Oleh: Herlianto. A
Ilustrasi Deduksi dan Induksi. Foto/Pixabay |
Mazhabkepanjen.com
- Deduksi dan induksi adalah dua metode menalar yang biasa dipakai seseorang
dalam kajian apa pun termasuk dalam kajian filsafat. Dua metode ini kadang
dipertentangkan satu sama lain. Sehingga kadang harus milih salah satunya untuk
menalar.
Sebelum
lebih jauh membahas pertentangan keduanya, saya perlu mendudukkan konsep Deduksi dan Induksi terlebih dahulu. Deduksi biasa dikenal menalar atau
mengetahui yang khusus atau partikular dari yang umum. Penerapan persisnya ada
pada yang kita sebut silogisme.
Misalnya:
Setiap mahluk hidup membutuhkan makanan
(A). Kuda adalah mahluk hidup (B), maka kuda membutuhkan makanan (C).
Jadi
pengetahuan kita bahwa kuda membutuhkan makanan diperoleh melalui dua proposisi dua
sebelumnya. Dua proposisi itu biasa dikenal proposisi mayor (A) dan proposisi
minor (B).
Dari
situ dapat dilihat bahwa penyimpulan dalam deduksi tidak pernah melampaui
premis-premisnya. Artinya, setiap mahluk
hidup mebutuhkan makan, dan kuda
adalah mahluk hidup maka kesimpulannya sudah pasti kuda butuh makan, tidak bisa kesimpulannya kuda tidur atau kuda minum
mopi.
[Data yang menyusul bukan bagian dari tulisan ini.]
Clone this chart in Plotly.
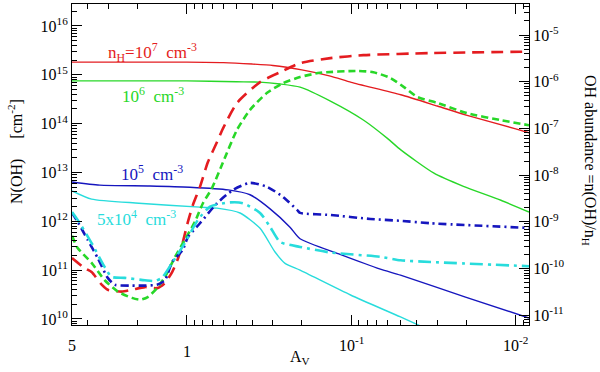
import numpy as np
import plotly.graph_objects as go

# solid lines: column density N(OH) [cm^-2] (left axis)
av_n7 = [5.0, 2.0, 1.0, 0.6, 0.4, 0.3, 0.2, 0.134, 0.1, 0.05, 0.03, 0.02, 0.01, 0.0083]
N_n7 = [1.82e15, 1.82e15, 1.82e15, 1.78e15, 1.66e15, 1.55e15, 1.26e15, 9.4e14, 7.0e14,
        3.9e14, 2.3e14, 1.5e14, 7.8e13, 6.5e13]

av_n6 = [5.0, 1.0, 0.5, 0.36, 0.271, 0.205, 0.134, 0.0845, 0.0603, 0.05, 0.0316, 0.0208,
         0.0123, 0.0083]
N_n6 = [7.5e14, 7.5e14, 7.2e14, 7.1e14, 6.5e14, 5.6e14, 2.9e14, 1.19e14, 5.0e13, 2.9e13,
        9.8e12, 5.2e12, 2.7e12, 1.55e12]

av_n5 = [5.0, 3.39, 1.68, 0.96, 0.56, 0.413, 0.312, 0.236, 0.205, 0.117, 0.0666, 0.0502,
         0.0202, 0.0083]
N_n5 = [6.4e12, 5.5e12, 5.3e12, 5.0e12, 4.4e12, 3.5e12, 1.8e12, 7.6e11, 4.4e11, 2.1e11,
        1.05e11, 7.9e10, 2.8e10, 1.05e10]

av_n4 = [5.0, 3.8, 1.96, 0.833, 0.656, 0.475, 0.359, 0.291, 0.253, 0.205, 0.101, 0.0502,
         0.0287]
N_n4 = [4.2e12, 2.85e12, 2.35e12, 1.95e12, 1.86e12, 1.48e12, 7.2e11, 2.35e11, 1.38e11,
        1.0e11, 3.1e10, 1.1e10, 4.7e9]

# dashed lines: OH abundance n(OH)/n_H (right axis)
av_x7 = [5.0, 4.19, 3.8, 3.3, 3.03, 2.49, 2.16, 1.8, 1.52, 1.36, 1.23, 1.13, 1.06, 0.986,
         0.919, 0.833, 0.745, 0.656, 0.603, 0.496, 0.359, 0.271, 0.205, 0.134, 0.0845,
         0.033, 0.0083]
X_n7 = [1.68e-10, 1.02e-10, 8.4e-11, 4.5e-11, 3.5e-11, 3.2e-11, 3.5e-11, 4.0e-11, 3.8e-11,
        4.9e-11, 8.4e-11, 1.68e-10, 3.6e-10, 1.0e-9, 2.3e-9, 5.6e-9, 1.9e-8, 5.1e-8, 1.0e-7,
        3.5e-7, 9.8e-7, 1.6e-6, 2.5e-6, 3.2e-6, 3.7e-6, 4.1e-6, 4.4e-6]

av_x6 = [5.0, 4.62, 3.8, 3.16, 2.63, 2.16, 1.93, 1.73, 1.52, 1.36, 1.18, 1.03, 0.894, 0.799,
         0.705, 0.612, 0.496, 0.413, 0.325, 0.26, 0.205, 0.155, 0.0919, 0.0734, 0.0578,
         0.0469, 0.0396, 0.0299, 0.0196, 0.0123, 0.0083]
X_n6 = [5.0e-10, 2.75e-10, 1.32e-10, 5.6e-11, 3.2e-11, 2.35e-11, 2.15e-11, 2.45e-11, 3.8e-11,
        6.6e-11, 1.78e-10, 4.1e-10, 1.0e-9, 2.5e-9, 5.2e-9, 1.66e-8, 9.3e-8, 2.5e-7, 5.8e-7,
        9.3e-7, 1.26e-6, 1.55e-6, 1.7e-6, 1.6e-6, 1.2e-6, 7.3e-7, 4.7e-7, 3.5e-7, 2.1e-7,
        1.5e-7, 1.17e-7]

av_x5 = [5.0, 4.62, 4.01, 3.49, 3.03, 2.75, 2.16, 1.8, 1.52, 1.36, 1.23, 1.06, 0.986, 0.833,
         0.656, 0.525, 0.413, 0.325, 0.26, 0.213, 0.205, 0.134, 0.0766, 0.0502, 0.033, 0.0083]
X_n5 = [1.55e-9, 1.0e-9, 4.1e-10, 1.68e-10, 6.3e-11, 4.5e-11, 4.3e-11, 4.3e-11, 4.5e-11,
        5.6e-11, 1.38e-10, 2.5e-10, 4.7e-10, 9.3e-10, 2.5e-9, 4.8e-9, 6.8e-9, 5.6e-9, 3.4e-9,
        1.78e-9, 1.55e-9, 1.4e-9, 1.15e-9, 1.05e-9, 9.3e-10, 7.4e-10]

av_x4 = [5.0, 4.62, 3.8, 3.16, 2.87, 2.39, 1.8, 1.57, 1.42, 1.23, 1.03, 0.857, 0.724, 0.547,
         0.456, 0.359, 0.312, 0.271, 0.205, 0.134, 0.0666, 0.0502, 0.033, 0.0083]
X_n4 = [1.62e-9, 1.1e-9, 3.5e-10, 1.07e-10, 6.6e-11, 6.3e-11, 5.6e-11, 5.4e-11, 6.3e-11,
        1.32e-10, 3.5e-10, 1.1e-9, 2.1e-9, 2.6e-9, 2.5e-9, 1.55e-9, 7.8e-10, 3.7e-10, 2.9e-10,
        2.2e-10, 1.78e-10, 1.5e-10, 1.38e-10, 1.12e-10]

# tick labels
x_major = [5, 1, 0.1, 0.01]
x_labels = ["5", "1", "10<sup>-1</sup>", "10<sup>-2</sup>"]
yl_labels = ["10<sup>%d</sup>" % e for e in range(10, 17)]
yr_labels = ["10<sup>%d</sup>" % e for e in range(-11, -4)]

RED = "rgb(228,28,32)"
GREEN = "rgb(40,215,40)"
BLUE = "rgb(22,22,190)"
CYAN = "rgb(40,220,220)"
FONT = "Liberation Serif"
NB = "\u00a0"

# plot area in page pixels, used to place the free text
L, R, T, B = 72, 529, 4, 325


def px(x):
    return (x - L) / (R - L)


def py(y):
    return (B - y) / (B - T)


fig = go.Figure()

for av, n, c in [(av_n7, N_n7, RED), (av_n6, N_n6, GREEN), (av_n5, N_n5, BLUE), (av_n4, N_n4, CYAN)]:
    fig.add_trace(go.Scatter(x=av, y=n, mode="lines",
                             line=dict(color=c, width=1.4, shape="spline", smoothing=0.6)))

dashed = [(av_x7, X_n7, RED, "12px,7px"), (av_x6, X_n6, GREEN, "7px,4px"),
          (av_x5, X_n5, BLUE, "8px,4px,2px,4px"), (av_x4, X_n4, CYAN, "13px,5px,3px,5px")]
for av, x, c, d in dashed:
    fig.add_trace(go.Scatter(x=av, y=x, yaxis="y2", mode="lines",
                             line=dict(color=c, width=2.6, dash=d, shape="spline", smoothing=0.6)))

x_minor = [2, 3, 4] + [k / 10 for k in range(2, 10)] + [k / 100 for k in range(2, 10)] + [0.009]
yl_major = [10.0 ** e for e in range(10, 17)]
yl_minor = [k * 10.0 ** e for e in range(9, 17) for k in range(2, 10)]
yr_major = [10.0 ** e for e in range(-11, -4)]
yr_minor = [k * 10.0 ** e for e in range(-12, -4) for k in range(2, 10)]

axcommon = dict(showline=True, linecolor="black", linewidth=1, ticks="inside", tickcolor="black",
                ticklen=10, showgrid=False, zeroline=False, automargin=False,
                tickfont=dict(family=FONT, size=16, color="black"))
minor = dict(ticks="inside", ticklen=5, tickcolor="black")

fig.update_layout(
    width=600, height=372,
    margin=dict(l=L, r=600 - R, t=T, b=372 - B),
    plot_bgcolor="white", paper_bgcolor="white",
    showlegend=False,
    font=dict(family=FONT, color="black"),
    xaxis=dict(type="log", range=[np.log10(5), np.log10(0.0083)], tickvals=x_major,
               showticklabels=False, mirror="ticks", minor=dict(tickvals=x_minor, **minor), **axcommon),
    yaxis=dict(type="log", range=[9.877, 16.45], tickvals=yl_major, ticktext=yl_labels,
               minor=dict(tickvals=yl_minor, **minor), **axcommon),
    yaxis2=dict(type="log", range=[-11.21, -4.336], overlaying="y", side="right", tickvals=yr_major,
                ticktext=yr_labels, minor=dict(tickvals=yr_minor, **minor), **axcommon),
)

center = dict(xanchor="center", yanchor="middle", showarrow=False)

# x tick labels (PGPLOT-style staggered baselines)
for v, t, yy in zip(x_major, x_labels, [346, 352, 344, 344]):
    fig.add_annotation(text=t, x=np.log10(v), y=py(yy), xref="x", yref="paper",
                       font=dict(family=FONT, size=16), **center)

labels = [("n<sub>H</sub>=10<sup>7</sup>" + NB * 2 + "cm<sup>-3</sup>", RED, 152, 52),
          ("10<sup>6</sup>" + NB * 2 + "cm<sup>-3</sup>", GREEN, 153, 95),
          ("10<sup>5</sup>" + NB * 2 + "cm<sup>-3</sup>", BLUE, 152, 173),
          ("5x10<sup>4</sup>" + NB * 2 + "cm<sup>-3</sup>", CYAN, 136, 218)]
for txt, c, x0, y0 in labels:
    fig.add_annotation(text=txt, x=px(x0), y=py(y0), xref="paper", yref="paper",
                       font=dict(family=FONT, size=17, color=c), **center)

# axis titles
fig.add_annotation(text="N(OH)" + NB * 5 + "[cm<sup>-2</sup>]", x=px(15), y=py(152), xref="paper",
                   yref="paper", textangle=-90, font=dict(family=FONT, size=16), **center)
fig.add_annotation(text="OH abundance =n(OH)/n<sub>H</sub>", x=px(590), y=py(160), xref="paper",
                   yref="paper", textangle=90, font=dict(family=FONT, size=16), **center)
fig.add_annotation(text="A<sub>V</sub>", x=px(300), y=py(358), xref="paper", yref="paper",
                   font=dict(family=FONT, size=16), **center)

# drop the default 8px page margin so the figure fills the window
fig.write_html("out.html", config={"displayModeBar": False},
               post_script="document.body.style.margin='0px';")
Kesimpulan dalam deduksi pasti benar jika premis-premisnya benar.
Sementara
induksi menyatakan bahwa pengetahuan yang umum itu justru diperoleh melalui
yang khusus atau partikular. Tak ada pengetahuan umum yang muncul dengan sendirinya
tanpa proses induksi.
Baca Juga: Fashion Prangka Seksual
Jadi
kalau contoh tadi: setiap makhluk hidup
butuh makan sebagai proposisi umum. Maka proposisi ini diperoleh dari
pengetahuan-pengetahuan yang khusus.
Kalau
diterapkan pada induksi, jadinya begini: ada
kuda makan, ada sapi makan, ada ayam makan, manusia makan, dst. Dan, ternyata semua itu adalah mahluk yang hidup.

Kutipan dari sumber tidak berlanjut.